Written task: Leave out the pictures, and write out exactly the lines from the beginning of the material to the line holding "velence_ca = [100", that line included, and nothing else.
--
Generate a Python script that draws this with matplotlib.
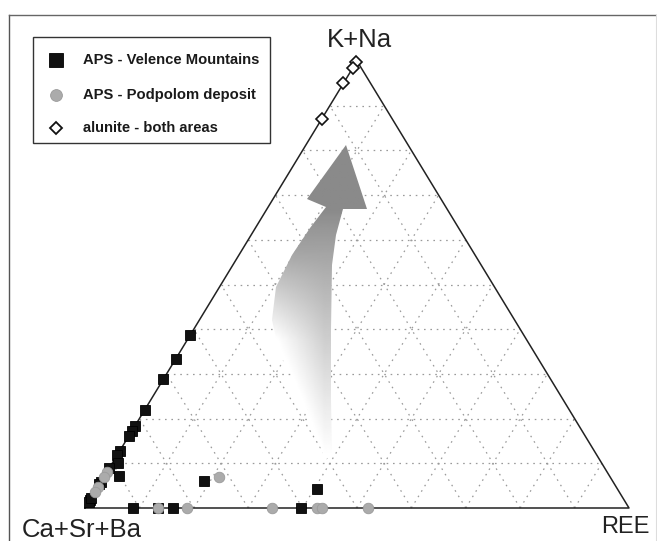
import numpy as np
import matplotlib
matplotlib.use("Agg")
import matplotlib.pyplot as plt
from matplotlib.path import Path
from matplotlib.patches import PathPatch, Rectangle

# ---------------- data (percent: K+Na, Ca+Sr+Ba, REE) ----------------
velence_kna = [38.7, 33.3, 28.8, 21.9, 18.3, 17.2, 16.0, 12.8, 11.9, 10.0, 7.2, 8.9, 5.9, 5.3, 1.9, 1.4, 2.2,
               0.0, 0.0, 0.0, 0.0, 6.0, 4.2]
velence_ree = [0.0, 0.0, 0.0, 0.0, 0.0, 0.0, 0.0, 0.0, 0.0, 1.1, 2.6, 0.0, 0.0, 0.0, 0.0, 0.0, 0.0,
               8.9, 13.4, 16.1, 39.7, 18.9, 40.5]
velence_ca = [100 - k - r for k, r in zip(velence_kna, velence_ree)]

podpolom_kna = [8.1, 6.9, 4.8, 3.6, 7.0, 0.0, 0.0, 0.0, 0.0, 0.0, 0.0]
podpolom_ree = [0.0, 0.0, 0.0, 0.0, 21.2, 13.4, 18.8, 34.3, 42.6, 43.5, 52.1]
podpolom_ca = [100 - k - r for k, r in zip(podpolom_kna, podpolom_ree)]

alunite_kna = [99.7, 98.5, 95.0, 87.0]
alunite_ree = [0.0, 0.0, 0.0, 0.0]
alunite_ca = [100 - k - r for k, r in zip(alunite_kna, alunite_ree)]

legend_labels = ["APS - Velence Mountains", "APS - Podpolom deposit", "alunite - both areas"]
apex_labels = ["K+Na", "Ca+Sr+Ba", "REE"]

# ---------------- layout helpers ----------------
W, H = 657, 541
X0, Y0 = 85.0, 508.0      # bottom-left vertex (px)
SX, SY = 544.0, 447.0     # triangle width / height (px)

def tern(kna, ca, ree):
    kna = np.asarray(kna, float) / 100.0
    ree = np.asarray(ree, float) / 100.0
    return ree + kna / 2.0, kna

def px2d(x, y):
    return (x - X0) / SX, (Y0 - y) / SY

fig = plt.figure(figsize=(W / 100, H / 100), dpi=100)
ax = fig.add_axes([0, 0, 1, 1])
ax.set_xlim(px2d(0, 0)[0], px2d(W, 0)[0])
ax.set_ylim(px2d(0, H)[1], px2d(0, 0)[1])
ax.axis("off")

# outer frame (partial, like the scanned figure)
ax.plot([px2d(9, 0)[0]] * 2, [px2d(0, H)[1], px2d(0, 15)[1]], color="#555555", lw=1.0)
ax.plot([px2d(9, 0)[0], px2d(W, 0)[0]], [px2d(0, 15)[1]] * 2, color="#666666", lw=1.0)
ax.plot([px2d(655.5, 0)[0]] * 2, [px2d(0, 15)[1], px2d(0, H)[1]], color="#dddddd", lw=0.8)

# grid (10 % steps)
gkw = dict(color="#9a9a9a", lw=0.9, ls=(0, (1.3, 3.8)), zorder=1)
for k in np.arange(0.1, 1.0, 0.1):
    ax.plot([k / 2, 1 - k / 2], [k, k], **gkw)                 # const K+Na
    ax.plot([k, k + (1 - k) / 2], [0, 1 - k], **gkw)           # const REE
    ax.plot([1 - k, (1 - k) / 2], [0, 1 - k], **gkw)           # const Ca+Sr+Ba

# triangle outline
ax.plot([0, 1, 0.5, 0], [0, 0, 1, 0], color="#222222", lw=1.1, zorder=2)

# gradient arrow
arrow_px = [(346, 145), (367, 209), (343, 209), (336, 235), (332, 265), (331, 330), (331, 400),
            (332, 455), (325, 460), (318, 440), (300, 390), (280, 355), (272, 320), (276, 287),
            (292, 255), (310, 228), (326, 207), (307, 199), (346, 145)]
verts = [px2d(x, y) for x, y in arrow_px]
path = Path(verts, closed=True)
patch = PathPatch(path, facecolor="none", edgecolor="none")
ax.add_patch(patch)
gy = np.linspace(140, 465, 300)
gx = np.linspace(265, 372, 120)
GX, GY = np.meshgrid(gx, gy)
t = np.clip((GY - 210) / (455 - 210), 0, 1)
horiz = np.clip((325 - GX) / 50.0, 0, 1) * np.clip((GY - 250) / 90.0, 0, 1)
val = 0.54 + 0.46 * t ** 0.85 + 0.2 * horiz
val = np.clip(val, 0, 1)
ext = [px2d(265, 0)[0], px2d(372, 0)[0], px2d(0, 465)[1], px2d(0, 140)[1]]
im = ax.imshow(val, extent=ext, origin="upper", cmap="gray", vmin=0, vmax=1,
               aspect="auto", zorder=3, interpolation="bilinear")
im.set_clip_path(patch)

# data points
vx, vy = tern(velence_kna, velence_ca, velence_ree)
ax.plot(vx, vy, ls="none", marker="s", ms=7.2, mfc="#111111", mec="#000000", mew=0.6, zorder=5)
px_, py_ = tern(podpolom_kna, podpolom_ca, podpolom_ree)
ax.plot(px_, py_, ls="none", marker="o", ms=7.6, mfc="#ababab", mec="#9a9a9a", mew=0.6, zorder=6)
ax_, ay_ = tern(alunite_kna, alunite_ca, alunite_ree)
ax.plot(ax_, ay_, ls="none", marker="D", ms=6.0, mfc="white", mec="#111111", mew=1.2, zorder=7)

# apex labels
lkw = dict(family="Liberation Sans", color="#222222", ha="center", va="center")
ax.text(*px2d(359, 40), apex_labels[0], fontsize=18.5, **lkw)
ax.text(*px2d(82, 530), apex_labels[1], fontsize=18.5, **lkw)
ax.text(*px2d(625, 527), apex_labels[2], fontsize=17, **lkw)

# legend (manual)
x0l, y0l = px2d(33, 143)
x1l, y1l = px2d(270, 37)
ax.add_patch(Rectangle((x0l, y0l), x1l - x0l, y1l - y0l, facecolor="white",
                       edgecolor="#333333", lw=1.0, zorder=8))
rows = [60, 95, 128]
styles = [dict(marker="s", ms=10.5, mfc="#111111", mec="#000000", mew=0.6),
          dict(marker="o", ms=8.5, mfc="#ababab", mec="#9a9a9a", mew=0.6),
          dict(marker="D", ms=6.5, mfc="white", mec="#111111", mew=1.3)]
for ry, lab, st in zip(rows, legend_labels, styles):
    mx, my = px2d(56, ry)
    ax.plot([mx], [my], ls="none", zorder=9, **st)
    tx, ty = px2d(83, ry)
    ax.text(tx, ty, lab, fontsize=10.6, fontweight="bold", family="Liberation Sans",
            color="#1a1a1a", ha="left", va="center", zorder=9)

fig.savefig("out.png", dpi=100, facecolor="white")
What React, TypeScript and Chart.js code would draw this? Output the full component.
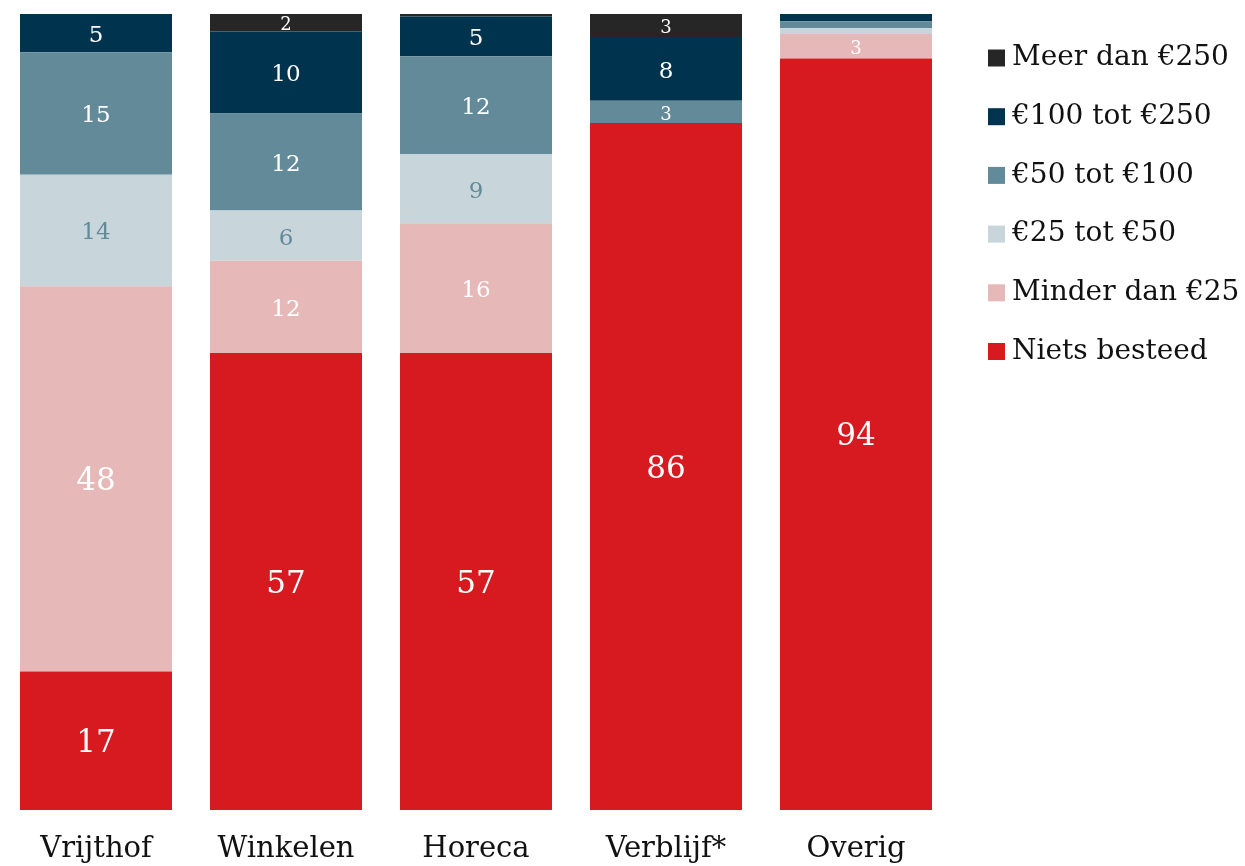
import React, { useEffect, useRef } from "react";
import { Chart, registerables } from "chart.js";

Chart.register(...registerables);

const categories = ["Vrijthof", "Winkelen", "Horeca", "Verblijf*", "Overig"];

const seriesNames = [
  "Niets besteed",
  "Minder dan €25",
  "€25 tot €50",
  "€50 tot €100",
  "€100 tot €250",
  "Meer dan €250",
];

const nietsBesteed = [17.4, 57.4, 57.4, 86.3, 94.4];
const minderDan25 = [48.4, 11.6, 16.3, 0, 3.1];
const van25tot50 = [14.0, 6.3, 8.7, 0, 0.7];
const van50tot100 = [15.4, 12.2, 12.3, 2.8, 0.9];
const van100tot250 = [4.8, 10.3, 5.0, 8.0, 0.9];
const meerDan250 = [0, 2.2, 0.3, 2.9, 0];

const seriesValues = [nietsBesteed, minderDan25, van25tot50, van50tot100, van100tot250, meerDan250];

const seriesColors = ["#d71920", "#e6b8b7", "#c8d6dc", "#638a99", "#00334d", "#262626"];
const labelColors = ["#ffffff", "#ffffff", "#638a99", "#ffffff", "#ffffff", "#ffffff"];

const FONT = "'DejaVu Serif', Georgia, serif";

const valueLabelPlugin = {
  id: "valueLabels",
  afterDatasetsDraw(chart: any) {
    const ctx = chart.ctx;
    ctx.save();
    ctx.textAlign = "center";
    ctx.textBaseline = "middle";
    chart.data.datasets.forEach((ds: any, di: number) => {
      const meta = chart.getDatasetMeta(di);
      meta.data.forEach((el: any, i: number) => {
        const v = ds.data[i];
        const r = Math.round(v);
        if (r < 2) return;
        const size = r >= 17 ? 31 : r >= 4 ? 23 : 18;
        ctx.font = `${size}px ${FONT}`;
        ctx.fillStyle = labelColors[di];
        const y = (el.y + el.base) / 2 + 3;
        ctx.fillText(String(r), el.x, y);
      });
    });
    ctx.restore();
  },
};

const legendPlugin = {
  id: "customLegend",
  afterDraw(chart: any) {
    const ctx = chart.ctx;
    ctx.save();
    ctx.textAlign = "left";
    ctx.textBaseline = "middle";
    ctx.font = `28px ${FONT}`;
    const n = chart.data.datasets.length;
    for (let k = 0; k < n; k++) {
      const di = n - 1 - k;
      const ds = chart.data.datasets[di];
      const cy = 58 + k * 58.7;
      ctx.fillStyle = ds.backgroundColor;
      ctx.fillRect(988, cy - 8.5, 17, 17);
      ctx.fillStyle = "#111111";
      ctx.fillText(ds.label, 1012, cy);
    }
    ctx.restore();
  },
};

export default function App() {
  const ref = useRef<HTMLCanvasElement | null>(null);

  useEffect(() => {
    document.body.style.margin = "0";
    if (!ref.current) return;
    const chart = new Chart(ref.current, {
      type: "bar",
      data: {
        labels: categories,
        datasets: seriesNames.map((name, i) => ({
          label: name,
          data: seriesValues[i],
          backgroundColor: seriesColors[i],
          borderWidth: 0,
          barPercentage: 0.8,
          categoryPercentage: 1.0,
        })),
      },
      options: {
        responsive: false,
        animation: false,
        layout: { padding: { left: 1, right: 294, top: 14, bottom: 1 } },
        plugins: {
          legend: { display: false },
          tooltip: { enabled: false },
        },
        scales: {
          x: {
            stacked: true,
            grid: { display: false, drawTicks: false },
            border: { display: false },
            afterFit: (scale: any) => {
              scale.height = 55;
            },
            ticks: {
              padding: 22,
              color: "#111111",
              font: { family: FONT, size: 29 },
            },
          },
          y: {
            stacked: true,
            display: false,
            min: 0,
            max: 100,
          },
        },
      },
      plugins: [valueLabelPlugin, legendPlugin],
    });
    return () => chart.destroy();
  }, []);

  return (
    <div style={{ position: "absolute", left: 0, top: 0, width: 1245, height: 866, background: "#ffffff" }}>
      <canvas ref={ref} width={1245} height={866} style={{ display: "block" }} />
    </div>
  );
}
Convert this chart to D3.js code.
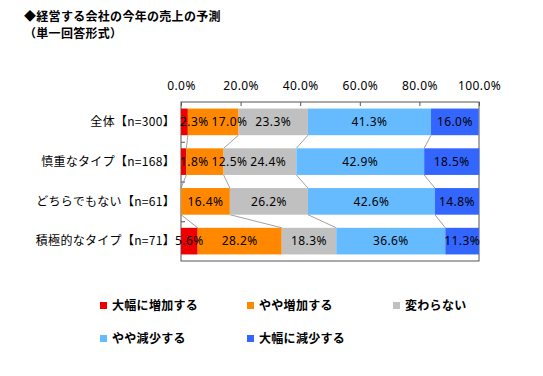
<!DOCTYPE html>
<html lang="ja">
<head>
<meta charset="utf-8">
<title>経営する会社の今年の売上の予測</title>
<script src="https://cdn.jsdelivr.net/npm/d3@7"></script>
<style>
  body { margin: 0; background: #fff; }
  svg text { font-family: "Noto Sans CJK JP", sans-serif; fill: #000; }
</style>
</head>
<body>
<div id="chart"></div>
<script>
// data
var categories = ["全体【n=300】", "慎重なタイプ【n=168】", "どちらでもない【n=61】", "積極的なタイプ【n=71】"];
var seriesNames = ["大幅に増加する", "やや増加する", "変わらない", "やや減少する", "大幅に減少する"];
var seriesColors = ["#ee0000", "#ff8800", "#c0c0c0", "#66bbff", "#3366ff"];
var bigUp   = [2.3, 1.8, 0, 5.6];
var smallUp = [17.0, 12.5, 16.4, 28.2];
var same    = [23.3, 24.4, 26.2, 18.3];
var smallDn = [41.3, 42.9, 42.6, 36.6];
var bigDn   = [16.0, 18.5, 14.8, 11.3];
var tickValues = [0, 20, 40, 60, 80, 100];

var width = 543, height = 376;
var svg = d3.select("#chart").append("svg")
    .attr("width", width)
    .attr("height", height);

// title
svg.append("text").attr("x", 24).attr("y", 21)
    .style("font-size", "12px").style("font-weight", "bold")
    .style("letter-spacing", "0.3px")
    .text("◆経営する会社の今年の売上の予測");
svg.append("text").attr("x", 24).attr("y", 38)
    .style("font-size", "12px").style("font-weight", "bold")
    .style("letter-spacing", "0.3px")
    .text("（単一回答形式）");

var pLeft = 181, pRight = 479, pTop = 102, pBottom = 261;

var x = d3.scaleLinear().domain([0, 100]).range([pLeft, pRight]);
var y = d3.scaleBand().domain(categories).range([pTop, pBottom]).paddingInner(0.33).paddingOuter(0.165);
var yb = d3.scaleBand().domain(categories).range([pTop, pBottom]);

var rows = categories.map(function(c, i) {
  return { cat: c, b: bigUp[i], s: smallUp[i], m: same[i], d: smallDn[i], bd: bigDn[i] };
});
var stack = d3.stack().keys(["b", "s", "m", "d", "bd"]);
var layers = stack(rows);

// frame
svg.append("rect")
    .attr("x", pLeft).attr("y", pTop)
    .attr("width", pRight - pLeft).attr("height", pBottom - pTop)
    .attr("fill", "none").attr("stroke", "#555").attr("stroke-width", 1);

// top axis, ticks pointing inward
var xAxis = d3.axisTop(x).tickValues(tickValues).tickSize(-4).tickPadding(12)
    .tickFormat(function(d) { return d.toFixed(1) + "%"; });
var gx = svg.append("g").attr("transform", "translate(0," + pTop + ")").call(xAxis);
gx.select(".domain").remove();
gx.selectAll("line").attr("stroke", "#555");
gx.selectAll("text").style("font-size", "12px").attr("fill", "#000")
    .style("letter-spacing", "0.4px")
    .style("font-family", "'Noto Sans', sans-serif");

// left axis: ticks between categories
var gy = svg.append("g");
categories.slice(1).forEach(function(c) {
  gy.append("line").attr("x1", pLeft).attr("x2", pLeft + 4)
    .attr("y1", yb(c) + 0.5).attr("y2", yb(c) + 0.5).attr("stroke", "#555");
});
gy.selectAll("text.cat").data(categories).enter().append("text")
    .attr("class", "cat")
    .attr("x", pLeft - 6)
    .attr("y", function(d) { return y(d) + y.bandwidth() / 2; })
    .attr("dy", "0.35em")
    .attr("text-anchor", "end")
    .style("font-size", "12px")
    .style("letter-spacing", "0.3px")
    .text(function(d) { return d; });

// series connector lines
var gl = svg.append("g");
layers.slice(0, 4).forEach(function(layer) {
  for (var i = 0; i < layer.length - 1; i++) {
    gl.append("line")
      .attr("x1", x(layer[i][1])).attr("y1", y(categories[i]) + y.bandwidth())
      .attr("x2", x(layer[i + 1][1])).attr("y2", y(categories[i + 1]))
      .attr("stroke", "#777").attr("stroke-width", 0.7);
  }
});

// bars
svg.selectAll("g.layer").data(layers).enter().append("g")
    .attr("class", "layer")
    .attr("fill", function(d, i) { return seriesColors[i]; })
  .selectAll("rect").data(function(d) { return d; }).enter().append("rect")
    .attr("x", function(d) { return x(d[0]); })
    .attr("y", function(d) { return y(d.data.cat); })
    .attr("width", function(d) { return x(d[1]) - x(d[0]); })
    .attr("height", y.bandwidth());

// value labels, pushed apart when they collide
var gt = svg.append("g");
categories.forEach(function(c, i) {
  var items = [];
  layers.forEach(function(layer) {
    var v = layer[i][1] - layer[i][0];
    if (v <= 0) return;
    var t = gt.append("text")
      .attr("y", y(c) + y.bandwidth() / 2)
      .attr("dy", "0.36em")
      .attr("text-anchor", "middle")
      .style("font-size", "12px")
      .style("letter-spacing", "0.4px")
      .style("font-family", "'Noto Sans', sans-serif")
      .text(v.toFixed(1) + "%");
    var w = t.node().getComputedTextLength();
    items.push({ t: t, w: w, cx: (x(layer[i][0]) + x(layer[i][1])) / 2 });
  });
  if (items.length > 1 && items[0].cx + items[0].w / 2 > items[1].cx - items[1].w / 2) {
    items[0].cx = Math.max(items[0].cx, pLeft - 1 + items[0].w / 2);
  }
  for (var k = 1; k < items.length; k++) {
    var minLeft = items[k - 1].cx + items[k - 1].w / 2 + 3;
    if (items[k].cx - items[k].w / 2 < minLeft) items[k].cx = minLeft + items[k].w / 2;
  }
  items.forEach(function(it) { it.t.attr("x", it.cx); });
});

// legend
var legendPos = [[100, 305], [247, 305], [393, 305], [100, 338], [247, 338]];
var lg = svg.selectAll("g.legend").data(seriesNames).enter().append("g")
    .attr("class", "legend")
    .attr("transform", function(d, i) { return "translate(" + legendPos[i][0] + "," + legendPos[i][1] + ")"; });
lg.append("rect").attr("x", 0).attr("y", -3).attr("width", 7).attr("height", 7)
    .attr("fill", function(d, i) { return seriesColors[i]; });
lg.append("text").attr("x", 12).attr("y", 0).attr("dy", "0.38em")
    .style("font-size", "12px").style("font-weight", "bold")
    .style("letter-spacing", "0.3px")
    .text(function(d) { return d; });
</script>
</body>
</html>
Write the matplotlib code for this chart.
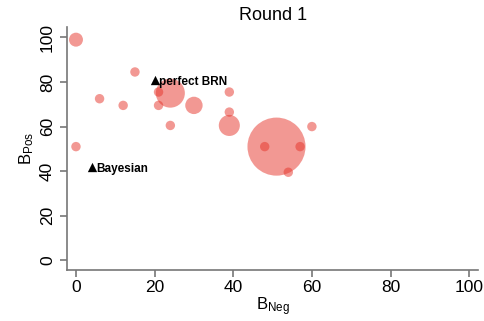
--
Task result:
Generate a Python script that draws this with matplotlib.
import numpy as np
import matplotlib
matplotlib.use("Agg")
import matplotlib.pyplot as plt
from matplotlib.path import Path
from matplotlib.patches import PathPatch, Rectangle

# ---------------- data (percent: K+Na, Ca+Sr+Ba, REE) ----------------
velence_kna = [38.7, 33.3, 28.8, 21.9, 18.3, 17.2, 16.0, 12.8, 11.9, 10.0, 7.2, 8.9, 5.9, 5.3, 1.9, 1.4, 2.2,
               0.0, 0.0, 0.0, 0.0, 6.0, 4.2]
velence_ree = [0.0, 0.0, 0.0, 0.0, 0.0, 0.0, 0.0, 0.0, 0.0, 1.1, 2.6, 0.0, 0.0, 0.0, 0.0, 0.0, 0.0,
               8.9, 13.4, 16.1, 39.7, 18.9, 40.5]
velence_ca = [100 - k - r for k, r in zip(velence_kna, velence_ree)]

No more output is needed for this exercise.